§ **Dataset content**
.....
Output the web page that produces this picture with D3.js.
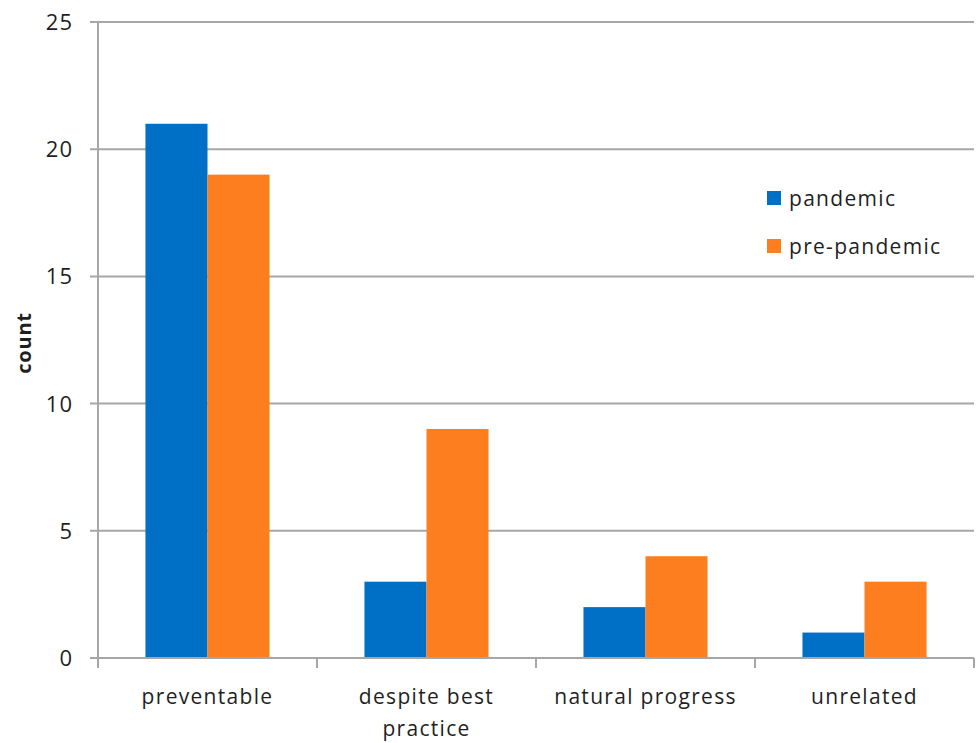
<!DOCTYPE html>
<html>
<head>
<meta charset="utf-8">
<script src="https://cdn.jsdelivr.net/npm/d3@7"></script>
<style>
  html, body { margin: 0; padding: 0; background: #fff; }
  svg { display: block; }
  text { font-family: "Open Sans", "DejaVu Sans", sans-serif; fill: #1f1f1f; }
</style>
</head>
<body>
<svg id="chart" width="978" height="743"></svg>
<script>
// Categories and counts per period
const categories = ["preventable", "despite best practice", "natural progress", "unrelated"];
const categoryLines = [["preventable"], ["despite best", "practice"], ["natural progress"], ["unrelated"]];
const seriesNames = ["pandemic", "pre-pandemic"];
const pandemic = [21, 3, 2, 1];
const prePandemic = [19, 9, 4, 3];
const yTicks = [0, 5, 10, 15, 20, 25];
const colors = ["#0070C6", "#FD7E1F"];

const svg = d3.select("#chart");
const margin = { left: 98, right: 4, top: 22, bottom: 85 };
const W = 978, H = 743;
const x0 = margin.left, x1 = W - margin.right;
const yTop = margin.top, yBottom = H - margin.bottom;

const x = d3.scaleBand().domain(categories).range([x0, x1]).paddingInner(0).paddingOuter(0);
const xs = d3.scaleBand().domain(seriesNames).range([0, x.bandwidth()]).paddingInner(0).paddingOuter(0.765);
const y = d3.scaleLinear().domain([0, 25]).range([yBottom, yTop]);

const gridColor = "#A6A6A6";
const labelFont = 21, labelSpacing = "1.3px";

// Horizontal gridlines with short ticks to the left of the axis
svg.append("g").selectAll("line").data(yTicks).join("line")
  .attr("x1", x0 - 8).attr("x2", x1)
  .attr("y1", d => y(d)).attr("y2", d => y(d))
  .attr("stroke", gridColor).attr("stroke-width", 2);

// Y axis line
svg.append("line")
  .attr("x1", x0).attr("x2", x0)
  .attr("y1", yTop).attr("y2", yBottom + 1)
  .attr("stroke", gridColor).attr("stroke-width", 2);

// Y tick labels
svg.append("g").selectAll("text").data(yTicks).join("text")
  .attr("x", 73).attr("y", d => y(d))
  .attr("dy", "0.36em")
  .attr("text-anchor", "end")
  .attr("font-size", 22)
  .attr("letter-spacing", "1px")
  .text(d => d);

// Y axis title
svg.append("text")
  .attr("transform", `translate(31, ${(yTop + yBottom) / 2 + 3}) rotate(-90)`)
  .attr("text-anchor", "middle")
  .attr("font-size", 20)
  .attr("font-weight", "bold")
  .attr("letter-spacing", "0.8px")
  .attr("fill", "#000")
  .text("count");

// Bars
const rows = categories.map((c, i) => ({ cat: c, values: [pandemic[i], prePandemic[i]] }));
const groups = svg.append("g").selectAll("g").data(rows).join("g")
  .attr("transform", d => `translate(${x(d.cat)},0)`);
groups.selectAll("rect").data(d => d.values.map((v, j) => ({ key: seriesNames[j], v, j }))).join("rect")
  .attr("x", d => xs(d.key))
  .attr("width", xs.bandwidth())
  .attr("y", d => y(d.v))
  .attr("height", d => y(0) - y(d.v))
  .attr("fill", d => colors[d.j]);

// X axis line and category ticks
svg.append("line")
  .attr("x1", x0 - 8).attr("x2", x1)
  .attr("y1", yBottom).attr("y2", yBottom)
  .attr("stroke", gridColor).attr("stroke-width", 2);
const xTickPos = categories.map(c => x(c)).concat([x1]);
svg.append("g").selectAll("line").data(xTickPos).join("line")
  .attr("x1", d => d).attr("x2", d => d)
  .attr("y1", yBottom).attr("y2", yBottom + 10)
  .attr("stroke", gridColor).attr("stroke-width", 2);

// Category labels
const labels = svg.append("g").selectAll("text").data(categories).join("text")
  .attr("x", d => x(d) + x.bandwidth() / 2)
  .attr("y", yBottom + 46)
  .attr("text-anchor", "middle")
  .attr("font-size", labelFont)
  .attr("letter-spacing", labelSpacing);
labels.selectAll("tspan").data((d, i) => categoryLines[i]).join("tspan")
  .attr("x", function () { return d3.select(this.parentNode).attr("x"); })
  .attr("dy", (d, i) => i === 0 ? 0 : 32)
  .text(d => d);

// Legend
const legend = svg.append("g").attr("transform", "translate(767, 191)");
const items = legend.selectAll("g").data(seriesNames).join("g")
  .attr("transform", (d, i) => `translate(0, ${i * 48})`);
items.append("rect").attr("width", 14).attr("height", 14).attr("fill", (d, i) => colors[i]);
items.append("text").attr("x", 22).attr("y", 8).attr("dy", "0.35em")
  .attr("font-size", labelFont).attr("letter-spacing", labelSpacing).text(d => d);
</script>
</body>
</html>
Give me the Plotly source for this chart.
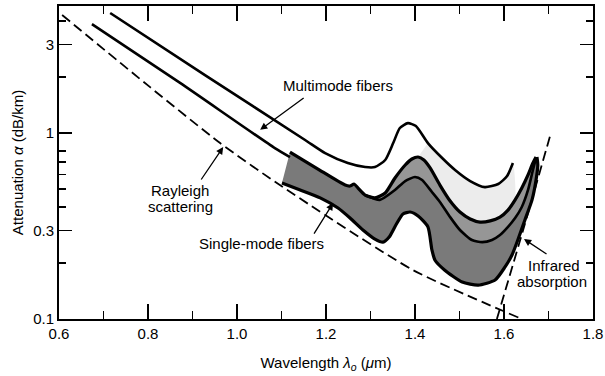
import numpy as np
import plotly.graph_objects as go

# ---------------- data ----------------
# Rayleigh scattering limit (dashed)
rayleigh_wl = [0.607, 0.804, 0.962, 1.103, 1.396, 1.636]
rayleigh_att = [4.31, 1.77, 0.883, 0.512, 0.183, 0.101]

# Infrared absorption limit (dashed)
infrared_wl = [1.584, 1.643, 1.703]
infrared_att = [0.100, 0.301, 0.954]

# Multimode fibers, upper curve
mm_upper_wl = [0.715, 0.928, 1.153, 1.198, 1.249, 1.288, 1.310, 1.333, 1.351, 1.366,
               1.384, 1.402, 1.429, 1.461, 1.490, 1.524, 1.557, 1.587, 1.607, 1.620]
mm_upper_att = [4.42, 2.05, 0.917, 0.780, 0.690, 0.656, 0.656, 0.716, 0.883, 1.064,
                1.13, 1.09, 0.883, 0.734, 0.633, 0.552, 0.512, 0.532, 0.587, 0.690]

# Multimode fibers, lower curve (runs into the single-mode band)
mm_lower_wl = [0.674, 0.872, 1.085, 1.119]
mm_lower_att = [3.85, 1.86, 0.830, 0.743]

# Single-mode fibers band: upper edge
sm_top_wl = [1.119, 1.182, 1.243, 1.254, 1.263, 1.272, 1.288, 1.310, 1.333, 1.355,
             1.378, 1.393, 1.407, 1.420, 1.434, 1.456, 1.479, 1.501, 1.524, 1.546,
             1.569, 1.591, 1.609, 1.625, 1.640, 1.654, 1.665, 1.672]
sm_top_att = [0.790, 0.640, 0.525, 0.519, 0.532, 0.506, 0.464, 0.448, 0.476, 0.573,
              0.673, 0.725, 0.743, 0.716, 0.649, 0.525, 0.431, 0.376, 0.345, 0.332,
              0.337, 0.353, 0.385, 0.437, 0.506, 0.595, 0.690, 0.743]

# Single-mode fibers band: middle line
sm_mid_wl = [1.288, 1.321, 1.355, 1.378, 1.400, 1.416, 1.438, 1.456, 1.479, 1.501,
             1.528, 1.551, 1.573, 1.591, 1.609, 1.625, 1.640, 1.654, 1.665, 1.672]
sm_mid_att = [0.464, 0.437, 0.494, 0.552, 0.580, 0.559, 0.482, 0.426, 0.353, 0.301,
              0.266, 0.259, 0.266, 0.283, 0.313, 0.349, 0.400, 0.494, 0.633, 0.734]

# Single-mode fibers band: lower edge
sm_bot_wl = [1.101, 1.142, 1.187, 1.227, 1.254, 1.283, 1.310, 1.328, 1.342, 1.357,
             1.373, 1.389, 1.407, 1.429, 1.438, 1.445, 1.467, 1.506, 1.542, 1.580,
             1.602, 1.618, 1.631, 1.647, 1.663, 1.672, 1.676, 1.674]
sm_bot_att = [0.538, 0.494, 0.448, 0.395, 0.349, 0.301, 0.269, 0.259, 0.276, 0.320,
              0.367, 0.376, 0.358, 0.313, 0.235, 0.207, 0.183, 0.158, 0.152, 0.162,
              0.190, 0.221, 0.266, 0.341, 0.437, 0.559, 0.673, 0.743]

x_tick_vals = [0.6, 0.8, 1.0, 1.2, 1.4, 1.6, 1.8]
x_tick_text = ["0.6", "0.8", "1.0", "1.2", "1.4", "1.6", "1.8"]
x_minor_vals = [0.7, 0.9, 1.1, 1.3, 1.5, 1.7]
y_tick_vals = [0.1, 0.3, 1, 3]
y_tick_text = ["0.1", "0.3", "1", "3"]
y_minor_vals = [0.2, 0.4, 0.5, 0.6, 0.7, 0.8, 2, 4]

FONT = "Liberation Sans, Arial, Helvetica, sans-serif"
FS = 15

fig = go.Figure()

# faint speckled zone between multimode curve and band top
sp_top_wl = [w for w in mm_upper_wl if w >= 1.42]
sp_top_att = [a for w, a in zip(mm_upper_wl, mm_upper_att) if w >= 1.42]
sp_bot_wl = [w for w in sm_top_wl if 1.407 <= w <= 1.625]
sp_bot_att = [a for w, a in zip(sm_top_wl, sm_top_att) if 1.407 <= w <= 1.625]
fig.add_trace(go.Scatter(x=sp_top_wl + sp_bot_wl[::-1], y=sp_top_att + sp_bot_att[::-1],
                         mode="lines", fill="toself", fillcolor="#ececec",
                         line=dict(width=0, shape="spline", smoothing=0.6),
                         hoverinfo="skip", showlegend=False))

# dark stippled band (whole single-mode region)
fig.add_trace(go.Scatter(x=sm_top_wl + sm_bot_wl[::-1], y=sm_top_att + sm_bot_att[::-1],
                         mode="lines", fill="toself", fillcolor="#7a7a7a",
                         line=dict(width=0, shape="spline", smoothing=0.6),
                         hoverinfo="skip", showlegend=False))

# lighter hatched sub-band
hb_top_wl = [w for w in sm_top_wl if w >= 1.288]
hb_top_att = [a for w, a in zip(sm_top_wl, sm_top_att) if w >= 1.288]
fig.add_trace(go.Scatter(x=hb_top_wl + sm_mid_wl[::-1], y=hb_top_att + sm_mid_att[::-1],
                         mode="lines", fill="toself", fillcolor="#969696",
                         line=dict(width=0, shape="spline", smoothing=0.6),
                         hoverinfo="skip", showlegend=False))

def line(x, y, w, dash=None):
    fig.add_trace(go.Scatter(x=x, y=y, mode="lines",
                             line=dict(color="black", width=w, dash=dash,
                                       shape="spline", smoothing=0.6),
                             hoverinfo="skip", showlegend=False))

line(sm_top_wl, sm_top_att, 3.2)
line(sm_mid_wl, sm_mid_att, 2.6)
line(sm_bot_wl, sm_bot_att, 3.2)
line(mm_upper_wl, mm_upper_att, 2.6)
line(mm_lower_wl, mm_lower_att, 2.6)
line(rayleigh_wl, rayleigh_att, 1.8, dash="10px,5px")
line(infrared_wl, infrared_att, 1.8, dash="10px,5px")

L = np.log10
annots = [
    dict(x=1.227, y=L(1.81), text="Multimode fibers"),
    dict(x=0.872, y=L(0.49), text="Rayleigh"),
    dict(x=0.872, y=L(0.405), text="scattering"),
    dict(x=1.056, y=L(0.256), text="Single-mode fibers"),
    dict(x=1.712, y=L(0.195), text="Infrared"),
    dict(x=1.708, y=L(0.160), text="absorption"),
]
for a in annots:
    fig.add_annotation(x=a["x"], y=a["y"], text=a["text"], showarrow=False,
                       font=dict(family=FONT, size=FS, color="black"),
                       xanchor="center", yanchor="middle")

arrows = [
    (1.052, 1.04, 45, -33),
    (0.969, 0.841, -23, 34),
    (1.216, 0.420, -20, 32),
    (1.645, 0.269, 24, 16),
]
for (x, y, ax, ay) in arrows:
    fig.add_annotation(x=x, y=L(y), ax=ax, ay=ay, text="", showarrow=True,
                       arrowhead=2, arrowsize=1.1, arrowwidth=1.3, arrowcolor="black")

fig.update_xaxes(range=[0.6, 1.8], tickvals=x_tick_vals, ticktext=x_tick_text,
                 ticks="inside", ticklen=15, tickwidth=1.5, tickcolor="black",
                 minor=dict(tickvals=x_minor_vals, ticks="inside", ticklen=8,
                            tickwidth=1.5, tickcolor="black"),
                 showline=True, linewidth=2, linecolor="black", mirror="ticks",
                 showgrid=False, zeroline=False, automargin=False,
                 ticklabeloverflow="allow",
                 tickfont=dict(family=FONT, size=FS, color="black"),
                 title=dict(text="Wavelength <i>λ</i><sub><i>o</i></sub> (<i>μ</i>m)",
                            font=dict(family=FONT, size=FS, color="black"), standoff=16))
fig.update_yaxes(type="log", range=[-1, 0.683], tickvals=y_tick_vals, ticktext=y_tick_text,
                 ticks="inside", ticklen=13, tickwidth=1.5, tickcolor="black",
                 minor=dict(tickvals=y_minor_vals, ticks="inside", ticklen=7,
                            tickwidth=1.5, tickcolor="black"),
                 showline=True, linewidth=2, linecolor="black", mirror="ticks",
                 showgrid=False, zeroline=False, automargin=False,
                 tickfont=dict(family=FONT, size=FS, color="black"),
                 title=dict(text="Attenuation <i>α</i> (dB/km)",
                            font=dict(family=FONT, size=FS, color="black"), standoff=6))

fig.update_layout(width=605, height=376, margin=dict(l=59, r=12, t=6, b=57),
                  paper_bgcolor="white", plot_bgcolor="white", showlegend=False)

fig.write_html("out.html", config={"displayModeBar": False, "staticPlot": True},
               post_script="document.body.style.margin='0px';document.body.style.overflow='hidden';")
.....
§ **Task prompt**
Set down the lines running from the one with "Give me the Plotly source for this chart." through the one with "mm_lower_att = [3.85, 1.86, 0.830, 0.743]", both ends kept, exactly and with no pictures.

§ **Response for this exercise**
Give me the Plotly source for this chart.
import numpy as np
import plotly.graph_objects as go

# ---------------- data ----------------
# Rayleigh scattering limit (dashed)
rayleigh_wl = [0.607, 0.804, 0.962, 1.103, 1.396, 1.636]
rayleigh_att = [4.31, 1.77, 0.883, 0.512, 0.183, 0.101]

# Infrared absorption limit (dashed)
infrared_wl = [1.584, 1.643, 1.703]
infrared_att = [0.100, 0.301, 0.954]

# Multimode fibers, upper curve
mm_upper_wl = [0.715, 0.928, 1.153, 1.198, 1.249, 1.288, 1.310, 1.333, 1.351, 1.366,
               1.384, 1.402, 1.429, 1.461, 1.490, 1.524, 1.557, 1.587, 1.607, 1.620]
mm_upper_att = [4.42, 2.05, 0.917, 0.780, 0.690, 0.656, 0.656, 0.716, 0.883, 1.064,
                1.13, 1.09, 0.883, 0.734, 0.633, 0.552, 0.512, 0.532, 0.587, 0.690]

# Multimode fibers, lower curve (runs into the single-mode band)
mm_lower_wl = [0.674, 0.872, 1.085, 1.119]
mm_lower_att = [3.85, 1.86, 0.830, 0.743]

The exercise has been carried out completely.